Heures supplémentaires obligatoires, manque de personnel, épuisement : oui, les problèmes criants dénoncés ces jours-ci par les infirmières ont un air de déjà-vu. Justement, l'urgence n'est pas de distribuer des blâmes, mais de remédier à la situation - bref, de faire d'une priorité ce qui est depuis trop longtemps toléré.

Le cri du coeur d'Émilie Ricard, jeune infirmière débordée par sa charge de travail de nuit en CHSLD, a été répercuté plus de 52 000 fois sur le réseau Facebook. Impressionnant, mais pas si étonnant. Collègues, patients, proches, tous ont reconnu cette figure tristement familière dans notre système de santé, et partagé son sentiment de frustration et d'impuissance. Ce cri-là a porté d'autant plus qu'il est loin d'être isolé. Au cours des dernières semaines, on a aussi vu des équipes d'infirmières de Laval, de Trois-Rivières et de la Montérégie retarder le début de leur quart pour protester contre la charge excessive qui les attendait. Et la lettre ouverte d'une quinzaine de membres de la profession publiée hier dans nos pages a suscité un flot de témoignages.

Est-ce pire depuis la réforme du ministre Barrette ? Plusieurs se sont empressés de le dire, mais franchement, c'est une question bien peu pertinente dans les circonstances.

Soyons honnêtes : même s'il était possible d'effacer cette réforme d'un claquement de doigts, le système de santé ne redeviendrait pas une espèce de paradis perdu où règnerait l'harmonie et l'absence d'heures supplémentaires obligatoires. La part de responsabilité du gouvernement Couillard ne change rien à l'affaire : c'est à lui de s'en occuper parce que c'est lui qui est au pouvoir.

La dernière négociation collective a ouvert deux avenues prometteuses : la possibilité d'établir des ratios d'infirmières en fonction du nombre de patients et de la lourdeur des soins, et l'augmentation des postes à temps complet dans le réseau. Le comité sur les ratios progresse trop lentement, dénonce la Fédération interprofessionnelle de la santé du Québec (FIQ). Les infirmières ne posent pas leur candidature aux postes affichés, déplore le ministre.

Ce sont là deux chantiers importants, qui répondent à des demandes de longue date et doivent être poursuivis, mais de toute évidence, ce n'est pas ce qui va régler la situation rapidement.

À l'hôpital de la Cité-de-la-Santé de Laval, par exemple, seulement 22 des 34 postes d'infirmières ouverts en novembre dernier ont été pourvus. Combien le seront parmi les 38 qui sont actuellement affichés ? Même si la direction en a modifié certains pour les rendre un peu plus attrayants, c'est bien difficile à prédire.
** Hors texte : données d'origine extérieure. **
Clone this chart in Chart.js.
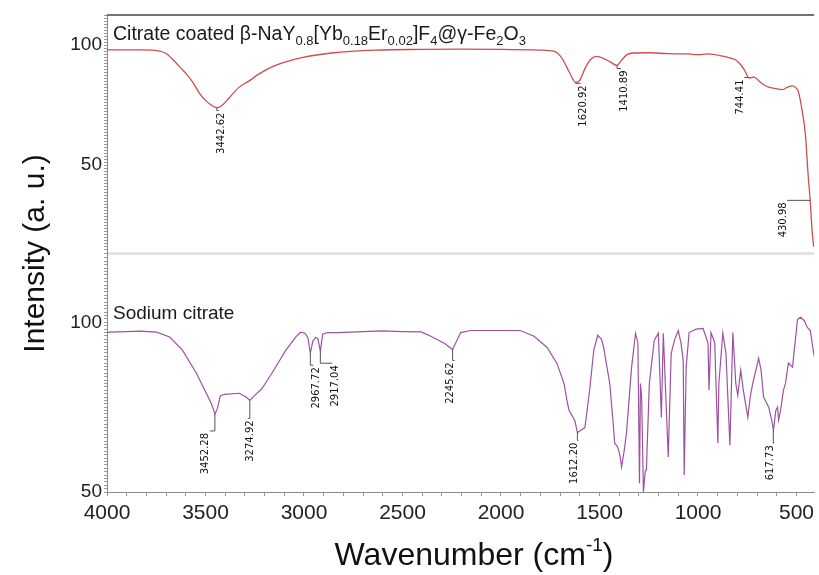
<!DOCTYPE html>
<html>
<head>
<meta charset="utf-8">
<script src="https://cdn.jsdelivr.net/npm/chart.js@4.4.1/dist/chart.umd.min.js"></script>
<style>
  html, body { margin: 0; padding: 0; background: #fff; }
</style>
</head>
<body>
<canvas id="ftir" width="819" height="575"></canvas>
<script>
// Top spectrum: citrate coated nanoparticles (red)
const topWavenumbers = [4000, 3820, 3740, 3700, 3660, 3620, 3597, 3560, 3531, 3500, 3470, 3442, 3415, 3380, 3329, 3280, 3228, 3160, 3092, 3000, 2860, 2638, 2400, 2200, 2000, 1800, 1730, 1690, 1655, 1621, 1600, 1575, 1545, 1514, 1480, 1445, 1411, 1390, 1360, 1327, 1250, 1150, 1050, 1000, 950, 880, 830, 808, 780, 760, 744, 730, 715, 690, 665, 641, 610, 571, 545, 520, 500, 490, 470, 455, 440, 431, 420, 412];
const topIntensity = [98, 98, 97.6, 96.5, 93.5, 90, 88, 84, 80, 77, 75, 74, 75, 78, 82.5, 85, 88, 91, 93, 95, 96.7, 97.9, 98.2, 98.3, 98.2, 97.9, 97.4, 94.5, 89, 84.5, 85.3, 90, 94, 95.3, 94.5, 93, 91.5, 93.5, 96, 96.7, 96.8, 96.4, 96.3, 96, 96.3, 95.5, 94.5, 93.8, 91.5, 89, 86.5, 86.4, 86.7, 85, 83.5, 82.5, 82, 81.5, 82.5, 83, 82, 80.5, 72, 63, 45, 36, 22, 16];

// Bottom spectrum: sodium citrate (purple)
const botWavenumbers = [4000, 3985, 3900, 3834, 3748, 3682, 3617, 3546, 3496, 3470, 3452, 3440, 3425, 3405, 3329, 3294, 3275, 3250, 3213, 3163, 3092, 3040, 3017, 2995, 2980, 2968, 2955, 2940, 2930, 2917, 2905, 2880, 2825, 2700, 2608, 2500, 2406, 2356, 2286, 2246, 2225, 2205, 2154, 2000, 1902, 1832, 1766, 1716, 1680, 1665, 1655, 1640, 1625, 1612, 1595, 1574, 1550, 1529, 1509, 1490, 1479, 1448, 1430, 1423, 1410, 1403, 1395, 1388, 1375, 1363, 1337, 1317, 1305, 1297, 1292, 1286, 1277, 1268, 1262, 1247, 1222, 1201, 1186, 1176, 1151, 1136, 1118, 1100, 1086, 1075, 1070, 1060, 1045, 1010, 974, 959, 949, 944, 934, 915, 899, 894, 874, 858, 838, 823, 808, 798, 783, 770, 747, 735, 722, 692, 680, 667, 641, 625, 617, 605, 596, 591, 581, 566, 556, 541, 520, 495, 480, 460, 445, 430, 415, 410];
const botIntensity = [97.0, 97.1, 97.3, 97.4, 97.1, 95.7, 91.8, 85, 79.1, 76, 73, 74.5, 78.3, 78.8, 79.1, 78, 77, 78.5, 80.5, 85, 91.8, 95.8, 97.1, 96.8, 95.5, 90.9, 94.5, 95.6, 95.3, 91.5, 96.5, 97, 97, 97.3, 97.5, 97.3, 97.2, 95.9, 93.8, 92.0, 94.5, 97, 97.6, 97.6, 97.6, 95.9, 92.6, 87.9, 82, 77, 74.1, 72.6, 71, 67.5, 68.2, 69, 80, 91.8, 96.2, 95, 92.6, 82, 70, 64.4, 63.5, 62.4, 60.5, 57.4, 62, 67.4, 86.8, 96.8, 94, 52.6, 82, 78, 50, 56, 56.5, 82, 94.7, 96.8, 72, 96.8, 60.3, 90.9, 95, 97.6, 93.8, 88.8, 55, 86.8, 97, 98, 98.2, 95.6, 93.8, 80, 97, 94, 64.4, 82, 96.8, 90.9, 63.8, 97, 82, 78.5, 85.9, 80, 72, 78, 82, 89.4, 86, 78, 75, 71, 68.2, 74, 75, 71.2, 74, 80, 82, 88, 86.8, 100.8, 101.5, 100.5, 98.5, 97.6, 91.8, 90];

// Axis tick labels
const xTickLabels = [4000, 3500, 3000, 2500, 2000, 1500, 1000, 500];
const yTickLabels = [100, 50];

// Marked peaks
const topPeaks = [3442.62, 1620.92, 1410.89, 744.41, 430.98];
const topPeakIntensity = [74, 84.5, 91.5, 86.5, 35.4];
const botPeaks = [3452.28, 3274.92, 2967.72, 2917.04, 2245.62, 1612.20, 617.73];
const botPeakIntensity = [73, 77, 90.9, 91.5, 92.0, 67.5, 68.2];

// label offsets from each peak, in px
const topLabelShift = [[5, 3], [8, 1], [7, 3], [-8, 0], [-27, 0]];
const botLabelShift = [[-9, 17], [1, 18], [6, 12], [15, 12], [-2, 11], [-3, 8], [-3, 13]];

const toPoints = (xs, ys) => xs.map((x, i) => ({ x: x, y: ys[i] }));
const near = (v, list) => list.some(t => Math.abs(v - t) < 1e-6);

function drawRich(ctx, parts, x, y, size) {
  // parts: [text, isSubscript]
  let cx = x;
  parts.forEach(([t, sub]) => {
    ctx.font = (sub ? Math.round(size * 0.68) : size) + "px 'Liberation Sans', Arial, sans-serif";
    ctx.fillText(t, cx, sub ? y + size * 0.28 : y);
    cx += ctx.measureText(t).width;
  });
}

function drawPeaks(ctx, xs, ys, peaks, vals, shifts) {
  peaks.forEach((w, i) => {
    const px = xs.getPixelForValue(w);
    const py = ys.getPixelForValue(vals[i]);
    const [dx, dy] = shifts[i];
    ctx.strokeStyle = '#555';
    ctx.lineWidth = 1;
    ctx.beginPath();
    ctx.moveTo(px, py);
    ctx.lineTo(px, py + dy);
    ctx.lineTo(px + dx + (dx < 0 ? 4 : -3), py + dy);
    ctx.stroke();
    ctx.save();
    ctx.translate(px + dx, py + dy + 2);
    ctx.rotate(-Math.PI / 2);
    ctx.font = "10px 'DejaVu Sans', sans-serif";
    ctx.fillStyle = '#111';
    ctx.textAlign = 'right';
    ctx.textBaseline = 'middle';
    ctx.fillText(w.toFixed(2), 0, 0);
    ctx.restore();
  });
}

const extras = {
  id: 'extras',
  afterDraw(chart) {
    const { ctx, chartArea: a, scales } = chart;
    const x = scales.x, yT = scales.yTop, yB = scales.yBot;
    ctx.save();
    // frame top line
    ctx.strokeStyle = '#444';
    ctx.lineWidth = 1.5;
    ctx.beginPath();
    ctx.moveTo(a.left, a.top);
    ctx.lineTo(a.right, a.top);
    ctx.stroke();
    // panel separator
    ctx.strokeStyle = '#e4e4e4';
    ctx.lineWidth = 3;
    ctx.beginPath();
    ctx.moveTo(a.left + 1, yT.bottom);
    ctx.lineTo(a.right, yT.bottom);
    ctx.stroke();

    // series names
    ctx.fillStyle = '#1a1a1a';
    ctx.textBaseline = 'alphabetic';
    drawRich(ctx, [['Citrate coated \u03B2-NaY', 0], ['0.8', 1], ['[Yb', 0], ['0.18', 1], ['Er', 0], ['0.02', 1],
      [']F', 0], ['4', 1], ['@\u03B3-Fe', 0], ['2', 1], ['O', 0], ['3', 1]], a.left + 6, a.top + 25, 19.5);
    drawRich(ctx, [['Sodium citrate', 0]], a.left + 6, yB.top + 65, 19);

    drawPeaks(ctx, x, yT, topPeaks, topPeakIntensity, topLabelShift);
    drawPeaks(ctx, x, yB, botPeaks, botPeakIntensity, botLabelShift);

    // axis titles
    ctx.fillStyle = '#111';
    ctx.save();
    ctx.translate(44, (a.top + a.bottom) / 2);
    ctx.rotate(-Math.PI / 2);
    ctx.font = "30px 'Liberation Sans', Arial, sans-serif";
    ctx.textAlign = 'center';
    ctx.fillText('Intensity (a. u.)', 0, 0);
    ctx.restore();

    ctx.font = "32px 'Liberation Sans', Arial, sans-serif";
    const main = 'Wavenumber (cm', sup = '-1', end = ')';
    const w1 = ctx.measureText(main).width;
    ctx.font = "19px 'Liberation Sans', Arial, sans-serif";
    const w2 = ctx.measureText(sup).width;
    ctx.font = "32px 'Liberation Sans', Arial, sans-serif";
    const w3 = ctx.measureText(end).width;
    const sx = 474 - (w1 + w2 + w3) / 2, by = 565;
    ctx.textAlign = 'left';
    ctx.fillText(main, sx, by);
    ctx.fillText(end, sx + w1 + w2, by);
    ctx.font = "19px 'Liberation Sans', Arial, sans-serif";
    ctx.fillText(sup, sx + w1, by - 14);
    ctx.restore();
  }
};

const yAxis = (min, max, step) => ({
  type: 'linear',
  position: 'left',
  stack: 'panels',
  stackWeight: 1,
  min: min,
  max: max,
  afterFit: s => { s.width = 107; },
  border: { display: true, color: '#8a8a8a', width: 1 },
  grid: { display: true, drawOnChartArea: false, tickLength: 3, color: '#9a9a9a' },
  ticks: {
    stepSize: step,
    autoSkip: false,
    maxTicksLimit: 300,
    padding: 2,
    color: '#222',
    font: { size: 19 },
    callback: v => near(v, yTickLabels) ? String(Math.round(v)) : ''
  }
});

// minor ticks every 100 between the labelled ones
const xMinor = [];
for (let v = xTickLabels[0]; v >= xTickLabels[xTickLabels.length - 1]; v -= 100) xMinor.push({ value: v });

new Chart(document.getElementById('ftir'), {
  type: 'line',
  data: {
    datasets: [
      {
        label: 'Citrate coated',
        data: toPoints(topWavenumbers, topIntensity),
        yAxisID: 'yTop',
        borderColor: '#d24b4e',
        borderWidth: 1.3,
        pointRadius: 0,
        cubicInterpolationMode: 'monotone'
      },
      {
        label: 'Sodium citrate',
        data: toPoints(botWavenumbers, botIntensity),
        yAxisID: 'yBot',
        borderColor: '#9d52a0',
        borderWidth: 1.2,
        pointRadius: 0,
        tension: 0
      }
    ]
  },
  options: {
    responsive: false,
    animation: false,
    layout: { padding: { top: 15, right: 0, left: 0, bottom: 0 } },
    plugins: { legend: { display: false }, tooltip: { enabled: false } },
    scales: {
      x: {
        type: 'linear',
        reverse: true,
        min: 410,
        max: 4000,
        afterFit: s => { s.height = 83; },
        afterBuildTicks: s => { s.ticks = xMinor.map(t => ({ value: t.value })); },
        border: { display: true, color: '#8a8a8a', width: 1 },
        grid: { display: true, drawOnChartArea: false, tickLength: 4, color: '#9a9a9a' },
        ticks: {
          autoSkip: false,
          maxRotation: 0,
          padding: 5,
          color: '#222',
          font: { size: 21 },
          callback: v => near(v, xTickLabels) ? String(v) : ''
        }
      },
      // later-listed left axes stack on top
      yBot: yAxis(50, 120.3, 1),
      yTop: yAxis(13.3, 112.5, 1.25)
    }
  },
  plugins: [extras]
});
</script>
</body>
</html>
De plus, la date d'entrée en fonction ne sera pas nécessairement immédiate, les postes pouvant, par exemple, être attribués à des infirmières en congé de maternité.

Les grands syndicats comme la FIQ et la Centrale des syndicats du Québec (CSQ) assurent ne pas avoir donné de mot d'ordre à leurs membres, mais ils ne se privent pas de faire écho à leurs initiatives. La FIQ, qui avait justement lancé une campagne de sensibilisation sur le sujet en décembre dernier, renchérit avec des messages vidéo chocs depuis deux jours. Le contexte de relations de travail, alors que s'amorce la négociation des clauses locales dans les établissements, n'est pas étranger à ce durcissement de ton. Et ce ne sont évidemment pas toutes les infirmières du réseau qui sont accablées d'heures supplémentaires obligatoires, ou qui sont débordées au point de devoir offrir des soins qu'elles jugent insuffisants. Mais il y en a, et il faut s'en occuper.

On a des pistes de solution à long terme ? Bravo, mais que fait-on en attendant qu'elles fassent effet ? Les établissements ont-ils l'obligation d'instaurer un contexte de travail acceptable pour leurs infirmières ? Et ont-ils vraiment toute la marge de manoeuvre requise pour le faire ? Bref, est-ce vraiment une priorité ? On demande à voir.

Où est la relève infirmière ?

1600

Nombre d'infirmières ayant obtenu leur droit d'exercice au cours des deux dernières années (2015-2016 et 2016-2017) n'exercent pas leur profession.

81 %

Proportion des infirmières ayant obtenu leur droit d'exercice en 2016-2017 travaillent à temps partiel, un bond spectaculaire depuis quatre ans (53 % en 2012-2013).